Сарьон опустился на колени, дабы, как полагалось, поцеловать край рясы епископа, и ему до боли отчетливо вспомнилось, как он проделывал это в прошлый раз, семнадцать лет назад. Возможно, епископ тоже это помнил.

— Нет-нет, Сарьон, — любезно произнес Ванье, поднимая священника с пола, — Не надо формальностей. Оставьте их для публики, на которую они и рассчитаны. У нас просто частная встреча.

Сарьон внимательно взглянул на епископа; тон, которым были произнесены эти слова, сказал ему куда больше самих слов.

— Я... я польщен, ваше святейшество, — в некотором замешательстве произнес Сарьон. — Это большая честь для меня...

— Дьякон, я хочу познакомить вас с одним человеком, — невозмутимо продолжал Ванье, пропустив слова Сарьона мимо ушей.

Сарьон удивленно обернулся и увидел, что в комнате действительно присутствует еще один гость.

— Это отец Толбан, полевой каталист из деревни под названием Уолрен, — сказал Ванье. — Отец Толбан, это дьякон Сарьон.

Сарьон, как это было принято, поклонился.

— Отец Толбан, да пребудет с вами благословение Олмина.

Неудивительно, что сперва Сарьон не заметил этого человека.
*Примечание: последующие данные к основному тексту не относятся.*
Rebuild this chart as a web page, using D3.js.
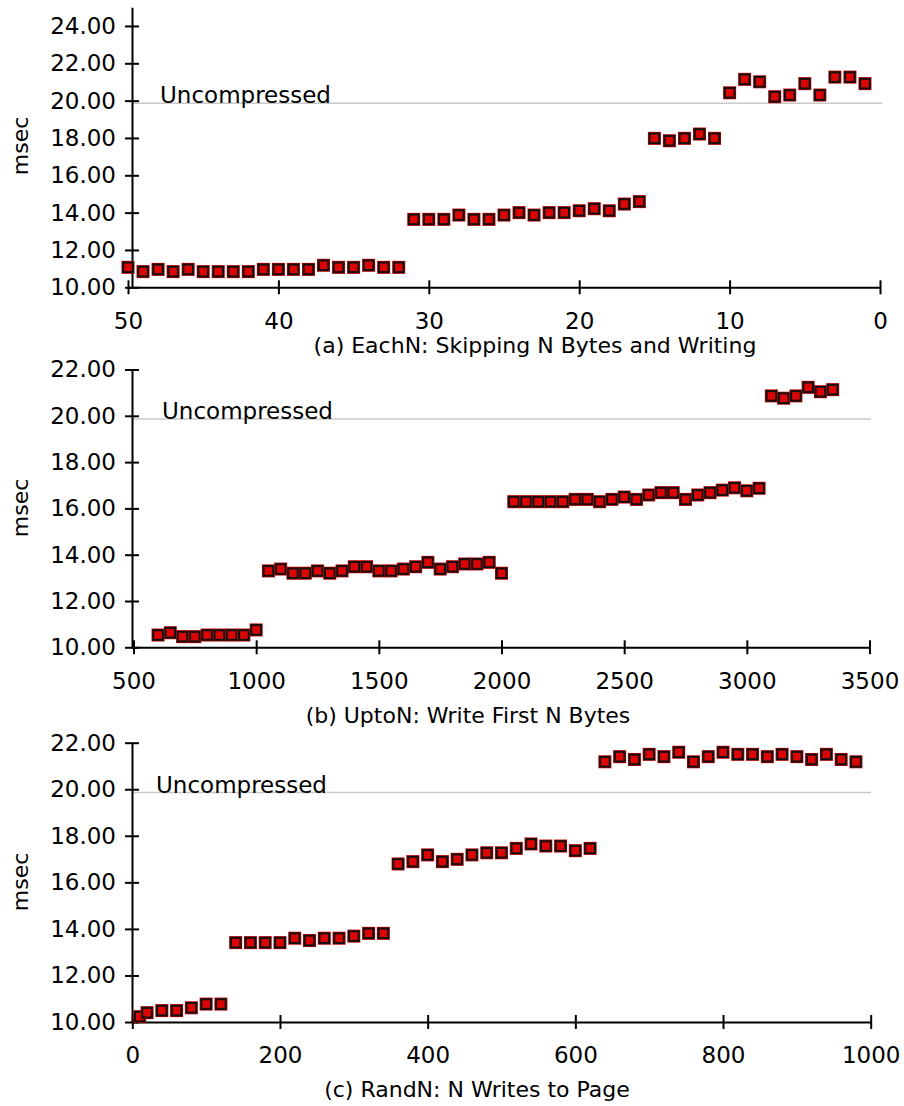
<!DOCTYPE html>
<html>
<head>
<meta charset="utf-8">
<script src="https://cdn.jsdelivr.net/npm/d3@7"></script>
<style>
body{margin:0;background:#fff;}
svg text{font-family:"DejaVu Sans",sans-serif;fill:#000;}
</style>
</head>
<body>
<div id="chart"></div>
<script>
// (a) EachN - N skipped bytes vs msec
var eachN_x = [50,49,48,47,46,45,44,43,42,41,40,39,38,37,36,35,34,33,32,
  31,30,29,28,27,26,25,24,23,22,21,20,19,18,17,16,
  15,14,13,12,11,
  10,9,8,7,6,5,4,3,2,1];
var eachN_ms = [11.07,10.84,10.96,10.84,10.96,10.84,10.84,10.84,10.84,10.96,10.96,10.96,10.96,11.18,11.07,11.07,11.18,11.07,11.07,
  13.64,13.64,13.64,13.87,13.64,13.64,13.87,14.0,13.87,14.0,14.0,14.1,14.21,14.1,14.46,14.59,
  17.98,17.85,17.98,18.21,17.98,
  20.42,21.14,21.01,20.21,20.30,20.91,20.30,21.26,21.26,20.91];

// (b) UptoN - first N bytes written
var uptoN_x = [600,650,700,750,800,850,900,950,1000,
  1050,1100,1150,1200,1250,1300,1350,1400,1450,1500,1550,1600,1650,1700,1750,1800,1850,1900,1950,2000,
  2050,2100,2150,2200,2250,2300,2350,2400,2450,2500,2550,2600,2650,2700,2750,2800,2850,2900,2950,3000,3050,
  3100,3150,3200,3250,3300,3350];
var uptoN_ms = [10.53,10.63,10.46,10.46,10.53,10.53,10.53,10.53,10.75,
  13.30,13.38,13.20,13.20,13.30,13.20,13.30,13.48,13.48,13.30,13.30,13.38,13.48,13.67,13.38,13.48,13.60,13.60,13.67,13.20,
  16.29,16.29,16.29,16.29,16.29,16.39,16.39,16.29,16.39,16.49,16.39,16.58,16.68,16.68,16.39,16.58,16.68,16.79,16.89,16.76,16.87,
  20.86,20.76,20.86,21.23,21.04,21.13];

// (c) RandN - N random writes
var randN_x = [10,20,40,60,80,100,120,
  140,160,180,200,220,240,260,280,300,320,340,
  360,380,400,420,440,460,480,500,520,540,560,580,600,620,
  640,660,680,700,720,740,760,780,800,820,840,860,880,900,920,940,960,980];
var randN_ms = [10.23,10.40,10.49,10.49,10.61,10.77,10.77,
  13.41,13.41,13.41,13.41,13.60,13.50,13.60,13.60,13.69,13.81,13.81,
  16.79,16.89,17.18,16.89,16.99,17.18,17.27,17.27,17.46,17.65,17.56,17.56,17.36,17.46,
  21.18,21.40,21.28,21.50,21.40,21.59,21.18,21.40,21.59,21.50,21.50,21.40,21.50,21.40,21.28,21.50,21.28,21.18];

var eachN_xticks = [50,40,30,20,10,0];
var uptoN_xticks = [500,1000,1500,2000,2500,3000,3500];
var randN_xticks = [0,200,400,600,800,1000];
var eachN_yticks = [10,12,14,16,18,20,22,24];
var small_yticks = [10,12,14,16,18,20,22];

var uncompressed_ms = 19.86;

var captions = ["(a) EachN: Skipping N Bytes and Writing",
  "(b) UptoN: Write First N Bytes",
  "(c) RandN: N Writes to Page"];

var svg = d3.select("#chart").append("svg")
  .attr("width", 904)
  .attr("height", 1106);

var axisX = 132;

function drawPanel(p) {
  var x = d3.scaleLinear().domain(p.xDomain).range(p.xRange);
  var y = d3.scaleLinear().domain(p.yDomain).range(p.yRange);
  var g = svg.append("g");

  // grey reference line for the uncompressed case
  g.append("line")
    .attr("x1", axisX).attr("x2", p.lineEnd)
    .attr("y1", y(uncompressed_ms)).attr("y2", y(uncompressed_ms))
    .attr("stroke", "#c8c8c8")
    .attr("stroke-width", 1.5);
  g.append("text")
    .attr("x", axisX + p.labelDx)
    .attr("y", y(uncompressed_ms))
    .style("font-size", "23px")
    .text("Uncompressed");

  // x axis, ticks cross the line
  var xAxis = d3.axisBottom(x).tickValues(p.xTicks).tickFormat(d3.format("d"))
    .tickSize(7).tickPadding(18).tickSizeOuter(0);
  var gx = g.append("g")
    .attr("transform", "translate(0," + p.yRange[0] + ")")
    .call(xAxis)
    .attr("font-size", 23)
    .attr("font-family", "DejaVu Sans");
  gx.select(".domain").attr("stroke-width", 2);
  gx.selectAll(".tick line").attr("y1", -7).attr("stroke-width", 2);

  // y axis
  var yAxis = d3.axisLeft(y).tickValues(p.yTicks).tickFormat(d3.format(".2f"))
    .tickSize(7).tickPadding(9).tickSizeOuter(0);
  var gy = g.append("g")
    .attr("transform", "translate(" + axisX + ",0)")
    .call(yAxis)
    .attr("font-size", 23)
    .attr("font-family", "DejaVu Sans");
  gy.select(".domain").attr("stroke-width", 2);
  gy.selectAll(".tick line").attr("x1", 7).attr("stroke-width", 2);

  g.append("text")
    .attr("transform", "translate(28," + p.msecY + ") rotate(-90)")
    .attr("text-anchor", "middle")
    .style("font-size", "22px")
    .text("msec");

  g.append("text")
    .attr("x", p.captionX)
    .attr("y", p.captionY)
    .attr("text-anchor", "middle")
    .style("font-size", "22px")
    .text(p.caption);

  // red square markers
  var pts = g.selectAll(".pt")
    .data(p.xs.map(function(d, i) { return {x: d, ms: p.ys[i]}; }))
    .enter().append("g")
    .attr("class", "pt")
    .attr("transform", function(d) { return "translate(" + x(d.x) + "," + y(d.ms) + ")"; });
  pts.append("rect")
    .attr("x", -6.5).attr("y", -6.5).attr("width", 13).attr("height", 13)
    .attr("fill", "#c80000");
  pts.append("rect")
    .attr("x", -4.8).attr("y", -4.8).attr("width", 9.6).attr("height", 9.6)
    .attr("fill", "#dc0505")
    .attr("stroke", "#111")
    .attr("stroke-width", 2);
}

drawPanel({xs: eachN_x, ys: eachN_ms, xDomain: [50, 0], xRange: [128, 880],
  yDomain: [10, 25], yRange: [287.3, 7.3], xTicks: eachN_xticks, yTicks: eachN_yticks,
  lineEnd: 882, labelDx: 28, caption: captions[0], captionX: 535, captionY: 353, msecY: 146});
drawPanel({xs: uptoN_x, ys: uptoN_ms, xDomain: [500, 3500], xRange: [133.5, 869.5],
  yDomain: [10, 22], yRange: [647.3, 369.5], xTicks: uptoN_xticks, yTicks: small_yticks,
  lineEnd: 871, labelDx: 30, caption: captions[1], captionX: 468, captionY: 723, msecY: 508});
drawPanel({xs: randN_x, ys: randN_ms, xDomain: [0, 1000], xRange: [132.3, 870.7],
  yDomain: [10, 22], yRange: [1022, 742.7], xTicks: randN_xticks, yTicks: small_yticks,
  lineEnd: 871, labelDx: 24, caption: captions[2], captionX: 477, captionY: 1097, msecY: 882});
</script>
</body>
</html>
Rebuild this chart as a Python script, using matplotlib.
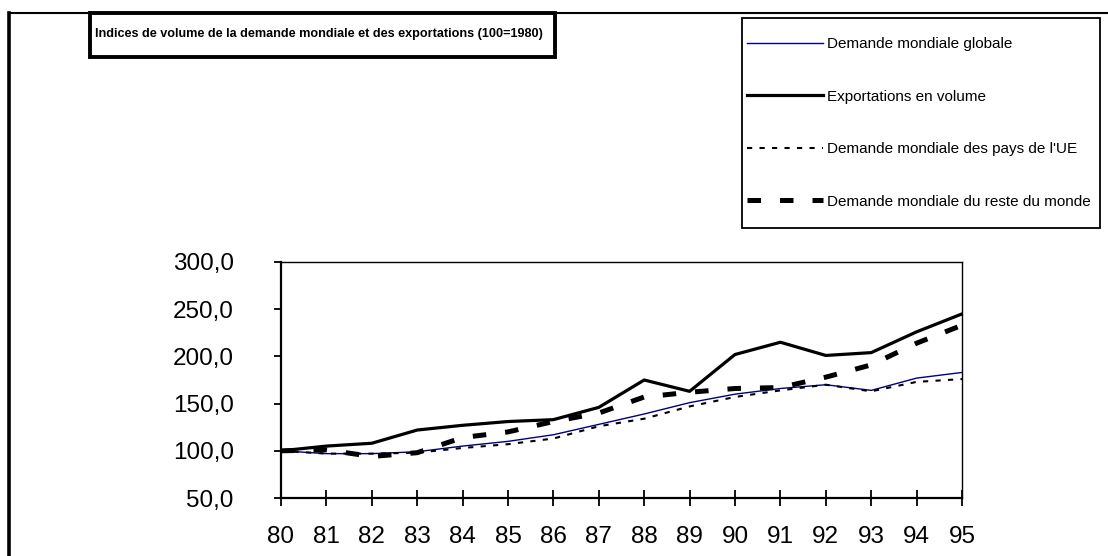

Загорелый, морщинистый, иссушенный солнцем и ветрами полевой каталист растворился на фоне резного дерева.

— Дьякон Сарьон... — пробормотал Толбан. Взгляд его бегал от Сарьона к епископу и обратно; каталист нервно теребил длинные рукава простой, ничем не украшенной зеленой рясы, поношенной и даже заляпанной грязью по подолу.

— Присаживайтесь, пожалуйста, — дружелюбно произнес Ванье, указывая на кресла.